◆ Requirement: In the records below, find the line that contains "Clone this diagram in TikZ." and the line that contains "-- (310,437) -- (323,437) -- cycle;"; write out exactly those two lines and everything between them, without the pictures.

#### Entries supplied

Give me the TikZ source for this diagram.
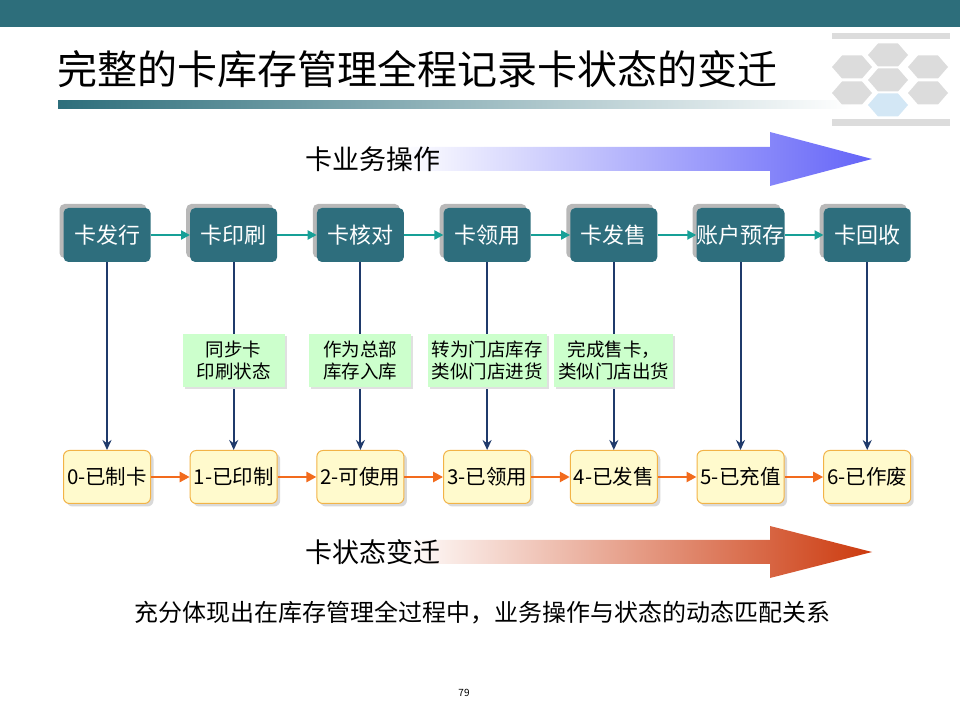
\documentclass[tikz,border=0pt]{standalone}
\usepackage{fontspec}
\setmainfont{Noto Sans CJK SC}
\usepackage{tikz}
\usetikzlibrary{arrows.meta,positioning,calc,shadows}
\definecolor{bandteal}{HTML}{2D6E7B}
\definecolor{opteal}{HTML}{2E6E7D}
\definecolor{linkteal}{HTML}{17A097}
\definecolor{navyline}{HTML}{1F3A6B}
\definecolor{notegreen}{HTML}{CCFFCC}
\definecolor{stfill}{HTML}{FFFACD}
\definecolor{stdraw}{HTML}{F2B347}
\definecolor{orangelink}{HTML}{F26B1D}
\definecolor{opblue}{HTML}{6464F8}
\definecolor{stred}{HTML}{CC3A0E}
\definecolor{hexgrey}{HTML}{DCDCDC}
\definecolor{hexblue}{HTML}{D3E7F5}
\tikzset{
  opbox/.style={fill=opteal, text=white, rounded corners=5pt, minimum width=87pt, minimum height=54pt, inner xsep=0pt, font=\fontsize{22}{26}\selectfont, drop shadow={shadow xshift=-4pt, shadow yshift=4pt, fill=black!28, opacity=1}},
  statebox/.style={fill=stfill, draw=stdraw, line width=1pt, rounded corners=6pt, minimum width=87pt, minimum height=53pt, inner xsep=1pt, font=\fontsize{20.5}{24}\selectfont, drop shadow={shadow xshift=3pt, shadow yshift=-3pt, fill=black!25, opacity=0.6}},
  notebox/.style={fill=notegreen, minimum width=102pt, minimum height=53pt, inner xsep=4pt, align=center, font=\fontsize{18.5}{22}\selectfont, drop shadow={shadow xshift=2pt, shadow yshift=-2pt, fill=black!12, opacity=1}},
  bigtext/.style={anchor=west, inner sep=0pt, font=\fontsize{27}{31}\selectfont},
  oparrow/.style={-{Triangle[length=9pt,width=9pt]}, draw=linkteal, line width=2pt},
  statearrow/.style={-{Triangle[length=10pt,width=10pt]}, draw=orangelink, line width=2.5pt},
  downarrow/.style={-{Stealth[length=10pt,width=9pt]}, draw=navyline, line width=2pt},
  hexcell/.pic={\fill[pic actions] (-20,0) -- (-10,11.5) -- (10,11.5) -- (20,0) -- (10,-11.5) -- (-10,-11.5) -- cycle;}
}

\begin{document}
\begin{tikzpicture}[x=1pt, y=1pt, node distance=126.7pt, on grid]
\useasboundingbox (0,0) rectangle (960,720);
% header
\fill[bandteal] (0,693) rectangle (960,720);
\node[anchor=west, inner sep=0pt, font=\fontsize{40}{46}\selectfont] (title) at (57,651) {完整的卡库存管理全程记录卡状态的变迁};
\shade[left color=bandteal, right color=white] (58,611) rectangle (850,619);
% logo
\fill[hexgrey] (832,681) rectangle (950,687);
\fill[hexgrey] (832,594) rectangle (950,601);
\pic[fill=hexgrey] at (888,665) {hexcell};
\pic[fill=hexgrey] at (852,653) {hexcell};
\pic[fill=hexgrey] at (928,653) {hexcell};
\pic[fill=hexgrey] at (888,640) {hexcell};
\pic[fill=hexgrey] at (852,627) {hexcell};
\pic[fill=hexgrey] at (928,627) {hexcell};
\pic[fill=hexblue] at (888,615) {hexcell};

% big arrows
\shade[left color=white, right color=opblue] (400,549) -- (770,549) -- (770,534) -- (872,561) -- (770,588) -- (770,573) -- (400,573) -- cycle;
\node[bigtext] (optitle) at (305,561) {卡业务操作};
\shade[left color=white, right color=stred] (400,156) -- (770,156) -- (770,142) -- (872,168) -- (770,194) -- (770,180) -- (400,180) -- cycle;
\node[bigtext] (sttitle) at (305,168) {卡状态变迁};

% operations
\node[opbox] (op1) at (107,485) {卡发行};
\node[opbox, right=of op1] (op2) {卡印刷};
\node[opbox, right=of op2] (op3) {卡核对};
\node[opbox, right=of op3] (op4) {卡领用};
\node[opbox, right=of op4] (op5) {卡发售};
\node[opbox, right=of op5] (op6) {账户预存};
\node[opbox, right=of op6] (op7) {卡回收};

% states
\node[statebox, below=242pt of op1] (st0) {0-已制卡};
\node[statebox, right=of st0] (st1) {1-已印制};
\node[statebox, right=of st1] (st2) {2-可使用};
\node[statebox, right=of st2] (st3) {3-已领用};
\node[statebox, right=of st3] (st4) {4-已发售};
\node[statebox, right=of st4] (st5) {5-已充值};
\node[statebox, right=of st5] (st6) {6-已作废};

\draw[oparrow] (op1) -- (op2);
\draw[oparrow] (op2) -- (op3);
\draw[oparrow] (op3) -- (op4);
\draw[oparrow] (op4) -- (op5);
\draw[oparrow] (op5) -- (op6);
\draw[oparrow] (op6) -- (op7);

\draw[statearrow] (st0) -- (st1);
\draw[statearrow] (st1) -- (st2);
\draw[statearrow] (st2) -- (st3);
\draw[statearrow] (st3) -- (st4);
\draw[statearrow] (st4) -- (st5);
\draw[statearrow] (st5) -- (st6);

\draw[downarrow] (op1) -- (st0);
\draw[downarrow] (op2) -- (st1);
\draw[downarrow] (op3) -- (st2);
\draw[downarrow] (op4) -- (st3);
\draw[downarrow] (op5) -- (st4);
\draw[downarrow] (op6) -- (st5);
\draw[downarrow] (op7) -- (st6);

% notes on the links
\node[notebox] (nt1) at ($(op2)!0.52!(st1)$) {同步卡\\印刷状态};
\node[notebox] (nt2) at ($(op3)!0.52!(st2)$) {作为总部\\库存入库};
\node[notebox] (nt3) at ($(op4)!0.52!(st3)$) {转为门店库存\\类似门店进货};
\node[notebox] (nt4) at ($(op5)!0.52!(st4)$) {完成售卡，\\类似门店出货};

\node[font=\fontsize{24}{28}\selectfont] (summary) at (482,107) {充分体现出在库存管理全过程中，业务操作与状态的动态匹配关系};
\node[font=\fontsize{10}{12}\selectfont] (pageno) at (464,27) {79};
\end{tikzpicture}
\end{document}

########
#### Entries supplied

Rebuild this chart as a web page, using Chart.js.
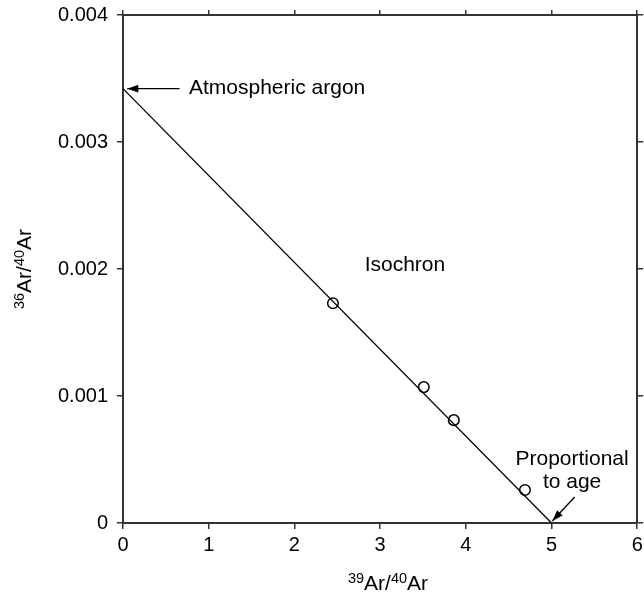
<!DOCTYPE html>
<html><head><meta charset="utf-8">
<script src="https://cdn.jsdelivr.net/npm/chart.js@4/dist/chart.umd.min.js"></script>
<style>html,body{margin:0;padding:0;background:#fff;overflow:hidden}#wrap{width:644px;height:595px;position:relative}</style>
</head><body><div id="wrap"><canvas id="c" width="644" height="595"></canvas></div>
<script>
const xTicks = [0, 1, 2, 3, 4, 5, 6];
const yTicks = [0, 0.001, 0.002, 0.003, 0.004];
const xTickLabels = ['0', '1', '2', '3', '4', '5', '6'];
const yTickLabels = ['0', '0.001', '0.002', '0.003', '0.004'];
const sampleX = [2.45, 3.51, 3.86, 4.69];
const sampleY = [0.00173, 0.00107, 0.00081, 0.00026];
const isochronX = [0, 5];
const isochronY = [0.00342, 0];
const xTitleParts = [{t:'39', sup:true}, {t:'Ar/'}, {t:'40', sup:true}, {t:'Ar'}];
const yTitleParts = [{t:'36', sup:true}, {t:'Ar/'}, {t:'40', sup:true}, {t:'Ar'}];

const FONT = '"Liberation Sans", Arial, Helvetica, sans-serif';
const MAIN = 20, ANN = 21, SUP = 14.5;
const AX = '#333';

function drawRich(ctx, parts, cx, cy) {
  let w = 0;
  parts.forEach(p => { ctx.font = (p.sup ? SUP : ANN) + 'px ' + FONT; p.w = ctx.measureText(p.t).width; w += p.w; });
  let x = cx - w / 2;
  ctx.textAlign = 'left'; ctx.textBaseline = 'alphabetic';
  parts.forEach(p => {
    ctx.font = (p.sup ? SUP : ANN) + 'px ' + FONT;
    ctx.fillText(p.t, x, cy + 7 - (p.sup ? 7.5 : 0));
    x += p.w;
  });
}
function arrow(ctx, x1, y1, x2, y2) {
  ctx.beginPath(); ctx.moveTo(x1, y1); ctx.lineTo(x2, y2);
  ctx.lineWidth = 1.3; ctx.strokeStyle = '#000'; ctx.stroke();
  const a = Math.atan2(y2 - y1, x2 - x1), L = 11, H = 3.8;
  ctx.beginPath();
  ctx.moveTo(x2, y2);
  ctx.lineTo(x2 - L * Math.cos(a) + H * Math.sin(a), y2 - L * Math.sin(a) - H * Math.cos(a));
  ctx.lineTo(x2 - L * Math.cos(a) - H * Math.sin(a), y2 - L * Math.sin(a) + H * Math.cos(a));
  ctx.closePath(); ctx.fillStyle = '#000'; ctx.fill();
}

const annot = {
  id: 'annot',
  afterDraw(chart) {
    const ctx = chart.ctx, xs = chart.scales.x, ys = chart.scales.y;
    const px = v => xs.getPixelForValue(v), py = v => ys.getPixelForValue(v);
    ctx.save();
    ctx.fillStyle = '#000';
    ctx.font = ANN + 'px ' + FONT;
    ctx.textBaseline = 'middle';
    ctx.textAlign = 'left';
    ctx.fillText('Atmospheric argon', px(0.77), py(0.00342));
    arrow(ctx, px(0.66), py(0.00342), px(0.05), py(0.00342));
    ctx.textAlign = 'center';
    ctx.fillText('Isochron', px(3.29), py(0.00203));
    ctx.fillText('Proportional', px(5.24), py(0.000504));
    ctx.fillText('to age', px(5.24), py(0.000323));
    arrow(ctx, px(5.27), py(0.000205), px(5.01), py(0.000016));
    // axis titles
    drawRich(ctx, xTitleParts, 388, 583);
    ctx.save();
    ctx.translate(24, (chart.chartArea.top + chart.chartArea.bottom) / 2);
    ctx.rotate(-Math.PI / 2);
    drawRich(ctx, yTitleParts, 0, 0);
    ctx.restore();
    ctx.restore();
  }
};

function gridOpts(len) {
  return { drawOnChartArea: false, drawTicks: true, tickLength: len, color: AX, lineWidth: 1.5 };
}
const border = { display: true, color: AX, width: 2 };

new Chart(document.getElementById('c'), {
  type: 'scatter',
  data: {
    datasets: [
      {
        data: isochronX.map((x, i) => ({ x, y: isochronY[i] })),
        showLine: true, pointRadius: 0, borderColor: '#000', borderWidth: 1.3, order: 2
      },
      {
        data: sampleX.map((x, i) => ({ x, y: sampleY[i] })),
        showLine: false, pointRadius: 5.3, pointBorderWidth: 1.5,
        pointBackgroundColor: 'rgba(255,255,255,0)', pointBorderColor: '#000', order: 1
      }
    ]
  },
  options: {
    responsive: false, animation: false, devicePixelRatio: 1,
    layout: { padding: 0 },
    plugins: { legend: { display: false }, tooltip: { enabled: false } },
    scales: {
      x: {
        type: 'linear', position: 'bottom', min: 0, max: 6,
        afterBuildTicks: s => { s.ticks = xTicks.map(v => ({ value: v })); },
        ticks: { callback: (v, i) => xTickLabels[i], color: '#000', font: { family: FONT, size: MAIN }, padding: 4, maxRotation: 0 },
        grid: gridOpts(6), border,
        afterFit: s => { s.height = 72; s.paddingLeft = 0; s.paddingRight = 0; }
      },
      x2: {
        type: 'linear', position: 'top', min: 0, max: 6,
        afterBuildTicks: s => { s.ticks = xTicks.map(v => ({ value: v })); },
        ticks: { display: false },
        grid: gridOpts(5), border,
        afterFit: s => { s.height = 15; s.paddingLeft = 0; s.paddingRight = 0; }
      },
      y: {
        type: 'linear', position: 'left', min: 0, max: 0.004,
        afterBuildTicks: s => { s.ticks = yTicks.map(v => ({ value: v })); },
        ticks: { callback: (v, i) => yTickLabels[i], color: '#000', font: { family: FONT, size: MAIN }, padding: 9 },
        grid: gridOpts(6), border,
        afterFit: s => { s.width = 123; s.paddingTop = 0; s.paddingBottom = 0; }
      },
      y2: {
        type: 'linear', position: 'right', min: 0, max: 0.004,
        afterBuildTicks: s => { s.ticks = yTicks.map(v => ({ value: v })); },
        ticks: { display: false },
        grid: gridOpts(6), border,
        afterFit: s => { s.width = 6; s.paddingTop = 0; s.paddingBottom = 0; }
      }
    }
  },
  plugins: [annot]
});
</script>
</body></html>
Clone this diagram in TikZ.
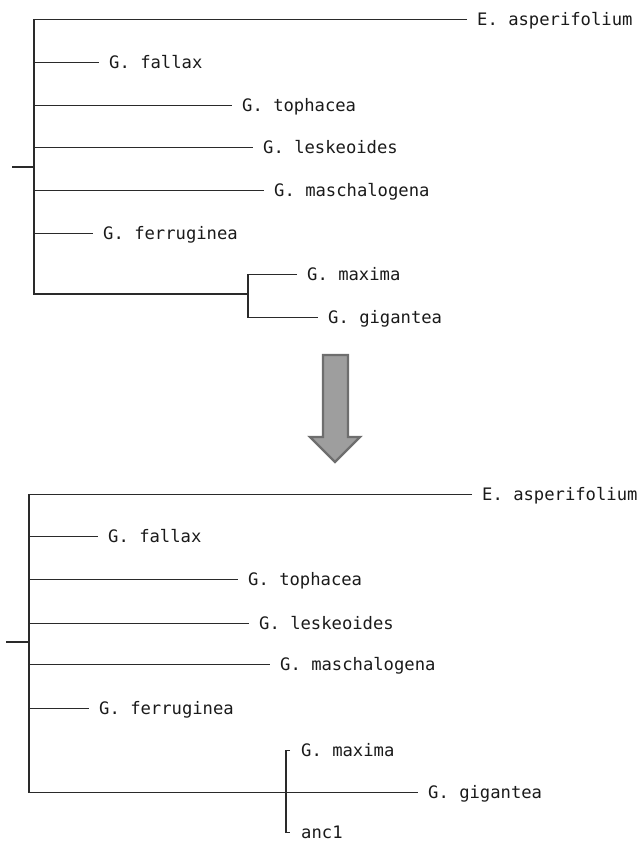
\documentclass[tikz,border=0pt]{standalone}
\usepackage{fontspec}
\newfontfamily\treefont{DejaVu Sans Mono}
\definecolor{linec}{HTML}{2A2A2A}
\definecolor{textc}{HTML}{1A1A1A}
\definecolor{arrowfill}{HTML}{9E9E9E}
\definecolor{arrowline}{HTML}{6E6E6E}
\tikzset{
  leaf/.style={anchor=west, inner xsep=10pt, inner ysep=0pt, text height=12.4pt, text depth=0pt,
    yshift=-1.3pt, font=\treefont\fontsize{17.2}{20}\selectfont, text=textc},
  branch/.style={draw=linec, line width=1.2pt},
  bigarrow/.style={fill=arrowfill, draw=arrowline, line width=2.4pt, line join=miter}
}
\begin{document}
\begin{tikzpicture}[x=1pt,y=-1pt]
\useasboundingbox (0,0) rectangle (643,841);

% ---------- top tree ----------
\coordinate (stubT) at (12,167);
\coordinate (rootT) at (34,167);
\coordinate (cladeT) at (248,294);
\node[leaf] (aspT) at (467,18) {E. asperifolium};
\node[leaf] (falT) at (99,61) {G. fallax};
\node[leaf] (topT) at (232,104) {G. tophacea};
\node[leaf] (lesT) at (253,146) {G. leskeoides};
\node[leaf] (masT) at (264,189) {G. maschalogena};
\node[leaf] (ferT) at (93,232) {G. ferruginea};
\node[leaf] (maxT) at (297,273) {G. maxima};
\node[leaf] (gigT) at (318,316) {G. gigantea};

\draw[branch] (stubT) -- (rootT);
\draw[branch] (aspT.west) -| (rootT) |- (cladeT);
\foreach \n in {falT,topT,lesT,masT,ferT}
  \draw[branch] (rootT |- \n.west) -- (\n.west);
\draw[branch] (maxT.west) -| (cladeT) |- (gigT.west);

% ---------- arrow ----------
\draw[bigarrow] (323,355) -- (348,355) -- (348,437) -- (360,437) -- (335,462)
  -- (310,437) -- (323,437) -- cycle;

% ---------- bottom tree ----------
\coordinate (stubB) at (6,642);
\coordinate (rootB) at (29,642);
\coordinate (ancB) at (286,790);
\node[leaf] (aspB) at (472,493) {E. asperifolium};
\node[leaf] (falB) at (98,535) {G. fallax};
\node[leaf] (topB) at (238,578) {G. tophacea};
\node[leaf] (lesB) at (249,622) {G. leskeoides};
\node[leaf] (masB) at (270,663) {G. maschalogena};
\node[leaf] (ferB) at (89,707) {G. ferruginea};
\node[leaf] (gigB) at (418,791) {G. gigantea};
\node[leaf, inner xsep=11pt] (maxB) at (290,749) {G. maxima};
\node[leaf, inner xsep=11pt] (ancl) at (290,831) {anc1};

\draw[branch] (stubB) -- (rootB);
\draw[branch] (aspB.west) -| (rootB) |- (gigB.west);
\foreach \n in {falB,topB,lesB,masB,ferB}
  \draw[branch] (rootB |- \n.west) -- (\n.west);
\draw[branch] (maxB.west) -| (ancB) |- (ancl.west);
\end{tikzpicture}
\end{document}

########

◆ Written response:
Clone this diagram in TikZ.
\documentclass[tikz,border=0pt]{standalone}
\usepackage{fontspec}
\newfontfamily\treefont{DejaVu Sans Mono}
\definecolor{linec}{HTML}{2A2A2A}
\definecolor{textc}{HTML}{1A1A1A}
\definecolor{arrowfill}{HTML}{9E9E9E}
\definecolor{arrowline}{HTML}{6E6E6E}
\tikzset{
  leaf/.style={anchor=west, inner xsep=10pt, inner ysep=0pt, text height=12.4pt, text depth=0pt,
    yshift=-1.3pt, font=\treefont\fontsize{17.2}{20}\selectfont, text=textc},
  branch/.style={draw=linec, line width=1.2pt},
  bigarrow/.style={fill=arrowfill, draw=arrowline, line width=2.4pt, line join=miter}
}
\begin{document}
\begin{tikzpicture}[x=1pt,y=-1pt]
\useasboundingbox (0,0) rectangle (643,841);

% ---------- top tree ----------
\coordinate (stubT) at (12,167);
\coordinate (rootT) at (34,167);
\coordinate (cladeT) at (248,294);
\node[leaf] (aspT) at (467,18) {E. asperifolium};
\node[leaf] (falT) at (99,61) {G. fallax};
\node[leaf] (topT) at (232,104) {G. tophacea};
\node[leaf] (lesT) at (253,146) {G. leskeoides};
\node[leaf] (masT) at (264,189) {G. maschalogena};
\node[leaf] (ferT) at (93,232) {G. ferruginea};
\node[leaf] (maxT) at (297,273) {G. maxima};
\node[leaf] (gigT) at (318,316) {G. gigantea};

\draw[branch] (stubT) -- (rootT);
\draw[branch] (aspT.west) -| (rootT) |- (cladeT);
\foreach \n in {falT,topT,lesT,masT,ferT}
  \draw[branch] (rootT |- \n.west) -- (\n.west);
\draw[branch] (maxT.west) -| (cladeT) |- (gigT.west);

% ---------- arrow ----------
\draw[bigarrow] (323,355) -- (348,355) -- (348,437) -- (360,437) -- (335,462)
  -- (310,437) -- (323,437) -- cycle;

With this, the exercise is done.